Co-fondateur de Playlist Society, auteur du roman Le renoncement de Howard Devoto (Le Mot et le Reste, 2015), Benjamin Fogel s’essaye cette fois à user de son encre au crédit de Swans, projet d’un Michael Gira au parcours singulier, forcément singulier car émanant avant tout de son indéfectible passion pour la Musique. La vraie, celle qui s’oppose aux courbettes et aux formats depuis longtemps remâchés. Avec adresse et de façon accomplie, l’écrivain nous plonge, entre analyse captivante appliquée au contenu musical et anecdotes qui pimentent l’ouvrage, dans l’univers du sieur Gira. L’histoire est fournie, émaillée de doutes autant que d’une détermination bien enracinée, de réussites soniques amenées à marquer leur temps que côtoient, de manière très éparse, des essais plus « anecdotiques ».
Dense, donc, mais jamais surchargé, Swans et le dépassement de soi voit Fogel écrire avec panache et simplicité. Avec une certaine audace aussi car se consacrer à un groupe tel que Swans est forcément périlleux tant le personnage de Gira, de même que sa discographie et son parcours de vie jonché de diverses « bifurcations », peuvent nécessiter une minutie dans l’écriture, un travail de défrichage et de réflexion conséquents. Sur un format classieux et pratique, il narre aussi l’intronisation, décisive, d’une Jarboe qui parviendra à apprivoiser Gira au point d’exercer une influence majeure sur la direction que prendra, à son arrivée, Swans. Il dépeint les relations au sein du groupe, les textes du leader, profonds, les projets annexes parfois très proches de Swans (Angels of light, Akron/Family) et propose un récit plus que cohérent en dépit de la pluralité des thèmes abordés. Doté, en sa fin, d’une bibliographie et d’une discographie sélective recommandables.
A l’heure où me parvient un autre joli pavé issu de Playlist Society, écrit celui-ci par Simon Clair et traitant du parcours de Lizzy Mercier Descloux (ce qui prouve que chez cet éditeur, on a le souci d’écrire sur des artistes atypiques), lire Fogel m’a incité à me procurer, modeste possesseur que j’étais puisque ma collection Swans se résumait à Filth et To be kind, The great annihilator et Soundtracks for the blind. C’est aussi ça, le pouvoir de l’écriture; happer le lecteur au point qu’au terme des lignes parcourues, il réexplore le groupe honoré.

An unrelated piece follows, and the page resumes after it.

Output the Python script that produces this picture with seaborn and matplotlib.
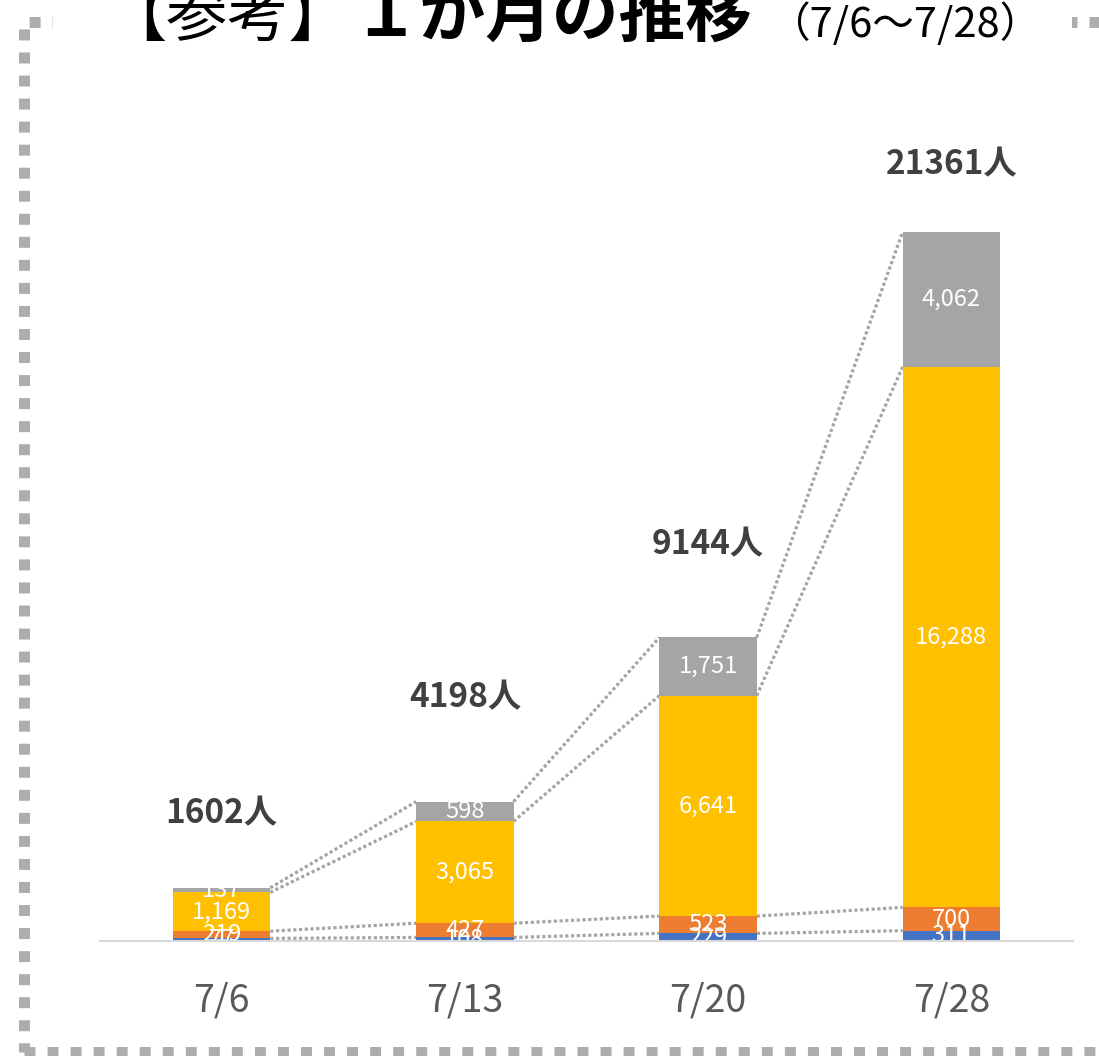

Les objets sont de plus magnifiques, à l’instar du livre décrit en ces lignes, et émanent du label que l’intégrité de Gira l’a poussé à fonder pour échapper aux « prédateurs »: Young God Records.
En outre, le « géniteur » de Playlist Society a pour originalité d’écrire sur une formation qu’il n’a jamais vue live, ce qui ne porte nullement atteinte à la qualité du rendu. Pour le fan autant que pour l’amateur de créneaux musicaux insoumis, Swans et le dépassement de soi constitue une oeuvre à posséder, à investir et réinvestir avec la perspective, à chaque lecture, d’y trouver de nouvelles choses, d’en extraire l’irrépressible envie de se remettre entre les oreilles les albums souvent uniques et étendus de Swans. Précieux!